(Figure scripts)
======

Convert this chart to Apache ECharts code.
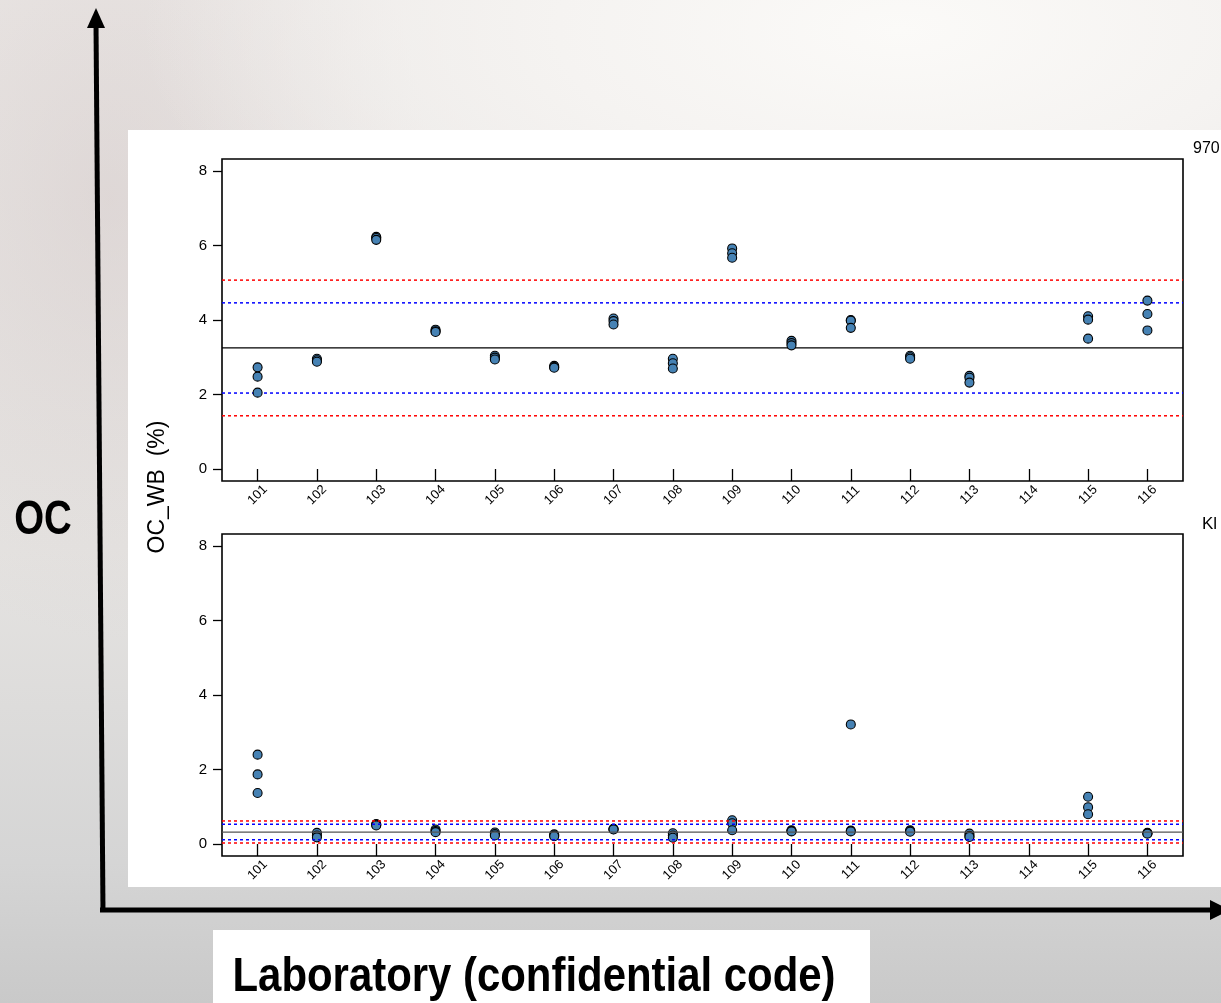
<!DOCTYPE html>
<html><head><meta charset="utf-8">
<script src="https://cdn.jsdelivr.net/npm/echarts@6/dist/echarts.min.js"></script>
<style>
html,body{margin:0;padding:0;width:1221px;height:1003px;overflow:hidden;}
body{
 background-color:#dedcda;
 background-image:
  radial-gradient(ellipse 760px 330px at 900px 30px, #fbfaf8 0%, #f5f3f1 45%, rgba(240,238,236,0) 100%),
  radial-gradient(ellipse 320px 440px at 110px 200px, rgba(205,192,192,0.40), rgba(205,192,192,0) 100%),
  linear-gradient(to bottom, #ece9e7 0%, #e5e3e1 55%, #d5d5d5 86%, #c9c9c9 100%);
}
#chart{width:1221px;height:1003px;}
</style></head><body><div id="chart"></div><script>
// ---- data ----
const labs = ['101','102','103','104','105','106','107','108','109','110','111','112','113','114','115','116'];
const yTicks = [0, 2, 4, 6, 8];
const topValues = [
  [2.73, 2.48, 2.05], [2.96, 2.92, 2.88], [6.23, 6.20, 6.15], [3.74, 3.70, 3.68],
  [3.04, 2.99, 2.94], [2.77, 2.74, 2.72], [4.04, 3.97, 3.88], [2.96, 2.84, 2.70],
  [5.92, 5.79, 5.67], [3.44, 3.38, 3.32], [4.00, 3.98, 3.79], [3.04, 3.00, 2.96],
  [2.50, 2.45, 2.32], [], [4.10, 4.01, 3.50], [4.52, 4.16, 3.72]
];
const bottomValues = [
  [2.40, 1.87, 1.37], [0.30, 0.23, 0.18], [0.54, 0.52, 0.50], [0.39, 0.35, 0.32],
  [0.31, 0.27, 0.23], [0.26, 0.23, 0.21], [0.41, 0.40, 0.39], [0.29, 0.23, 0.17],
  [0.64, 0.56, 0.37], [0.37, 0.35, 0.34], [3.21, 0.36, 0.34], [0.37, 0.35, 0.33],
  [0.28, 0.22, 0.19], [], [1.27, 0.99, 0.80], [0.30, 0.29, 0.28]
];
const topCenter = 3.25, topBlue = [2.04, 4.46], topRed = [1.43, 5.07];
const bottomCenter = 0.32, bottomBlue = [0.115, 0.535], bottomRed = [0.03, 0.62];
const topTag = '970', bottomTag = 'Kl';
const yTitle = 'OC_WB  (%)';
const bigYTitle = 'OC';
const bigXTitle = 'Laboratory (confidential code)';

// ---- build ----
const xTicks = labs.map(Number);
const xPad = (xTicks[xTicks.length-1] - xTicks[0]) * 0.04;
const xMin = xTicks[0] - xPad, xMax = xTicks[xTicks.length-1] + xPad;
const yPad = (yTicks[yTicks.length-1] - yTicks[0]) * 0.04;
const yMin = yTicks[0] - yPad, yMax = yTicks[yTicks.length-1] + yPad;
const FONT = '"Liberation Sans", Arial, Helvetica, sans-serif';

function pointsOf(values){
  const pts = [];
  labs.forEach((lab, i) => values[i].forEach(v => pts.push([Number(lab), v])));
  return pts;
}
function xAxisFor(gi){
  return {type:'value', gridIndex:gi, position:'bottom', min:xMin, max:xMax,
    axisLine:{show:false, onZero:false}, splitLine:{show:false},
    axisTick:{show:true, inside:true, length:12, customValues:xTicks, lineStyle:{color:'#000', width:1.3}},
    axisLabel:{customValues:xTicks, rotate:45, align:'center', verticalAlign:'middle', margin:14,
      fontSize:13, fontFamily:FONT, color:'#000', formatter:v=>String(v)}};
}
function yAxisFor(gi){
  return {type:'value', gridIndex:gi, position:'left', min:yMin, max:yMax,
    axisLine:{show:false, onZero:false}, splitLine:{show:false},
    axisTick:{show:true, length:9, customValues:yTicks, lineStyle:{color:'#000', width:1.3}},
    axisLabel:{customValues:yTicks, margin:15, fontSize:15, fontFamily:FONT, color:'#000'}};
}
function refLine(gi, v, color, dashed, width, z){
  return {type:'line', xAxisIndex:gi, yAxisIndex:gi, data:[[xMin, v],[xMax, v]],
    symbol:'none', showSymbol:false, silent:true, z:z,
    lineStyle:{color:color, width:width, type: dashed ? [3,3] : 'solid'}};
}
function scatterFor(gi, values, z){
  return {type:'scatter', xAxisIndex:gi, yAxisIndex:gi, data:pointsOf(values), symbolSize:9, z:z, silent:true,
    itemStyle:{color:'#4682b4', borderColor:'#000', borderWidth:1.1, opacity:1}};
}

const series = [
  refLine(0, topCenter, '#000', false, 1.2, 2),
  refLine(0, topBlue[0], '#0000ff', true, 1.5, 2), refLine(0, topBlue[1], '#0000ff', true, 1.5, 2),
  refLine(0, topRed[0], '#ff0000', true, 1.5, 2), refLine(0, topRed[1], '#ff0000', true, 1.5, 2),
  scatterFor(0, topValues, 3),
  scatterFor(1, bottomValues, 2),
  refLine(1, bottomCenter, '#555', false, 1.2, 3),
  refLine(1, bottomBlue[0], '#0000ff', true, 1.5, 3), refLine(1, bottomBlue[1], '#0000ff', true, 1.5, 3),
  refLine(1, bottomRed[0], '#ff0000', true, 1.5, 3), refLine(1, bottomRed[1], '#ff0000', true, 1.5, 3)
];

const chart = echarts.init(document.getElementById('chart'), null, {renderer:'canvas'});
chart.setOption({
  animation:false,
  backgroundColor:'transparent',
  grid:[
    {left:222, top:159, width:961, height:322, show:true, borderColor:'#000', borderWidth:1.6, backgroundColor:'transparent', z:1},
    {left:222, top:534, width:961, height:322, show:true, borderColor:'#000', borderWidth:1.6, backgroundColor:'transparent', z:1}
  ],
  xAxis:[xAxisFor(0), xAxisFor(1)],
  yAxis:[yAxisFor(0), yAxisFor(1)],
  series:series,
  graphic:[
    {type:'rect', z:-10, silent:true, shape:{x:128, y:130, width:1093, height:757}, style:{fill:'#fff'}},
    {type:'rect', z:-10, silent:true, shape:{x:213, y:930, width:657, height:80}, style:{fill:'#fff'}},
    {type:'line', silent:true, shape:{x1:103, y1:912, x2:96, y2:24}, style:{stroke:'#000', lineWidth:5}},
    {type:'polygon', silent:true, shape:{points:[[96,8],[87,28],[105,28]]}, style:{fill:'#000'}},
    {type:'line', silent:true, shape:{x1:100, y1:910, x2:1212, y2:910}, style:{stroke:'#000', lineWidth:5}},
    {type:'polygon', silent:true, shape:{points:[[1210,900],[1210,920],[1230,910]]}, style:{fill:'#000'}},
    {type:'text', silent:true, x:43, y:521, scaleX:0.8,
      style:{text:bigYTitle, font:'bold 48px '+FONT, fill:'#000', align:'center', verticalAlign:'middle'}},
    {type:'text', silent:true, x:534, y:978, scaleX:0.873,
      style:{text:bigXTitle, font:'bold 48px '+FONT, fill:'#000', align:'center', verticalAlign:'middle'}},
    {type:'text', silent:true, x:158, y:487, rotation:Math.PI/2,
      style:{text:yTitle, font:'23px '+FONT, fill:'#000', align:'center', verticalAlign:'middle'}},
    {type:'text', silent:true, x:1193, y:149,
      style:{text:topTag, font:'16px '+FONT, fill:'#000', align:'left', verticalAlign:'middle'}},
    {type:'text', silent:true, x:1202, y:524,
      style:{text:bottomTag, font:'17px '+FONT, fill:'#000', align:'left', verticalAlign:'middle'}}
  ]
});
</script></body></html>
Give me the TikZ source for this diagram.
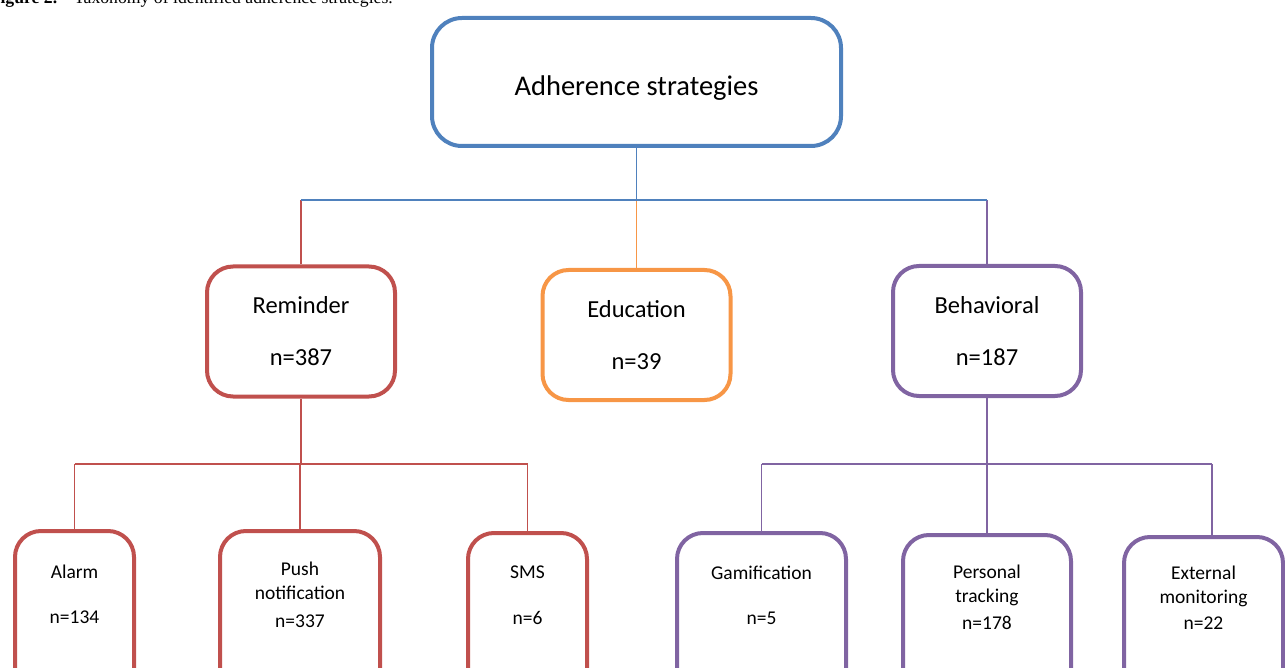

======

■ **Task description**
Which lines of the data include "code"? Copy each of them.

■ **Solution to the exercise**
Convert this chart to Apache ECharts code.
const bigXTitle = 'Laboratory (confidential code)';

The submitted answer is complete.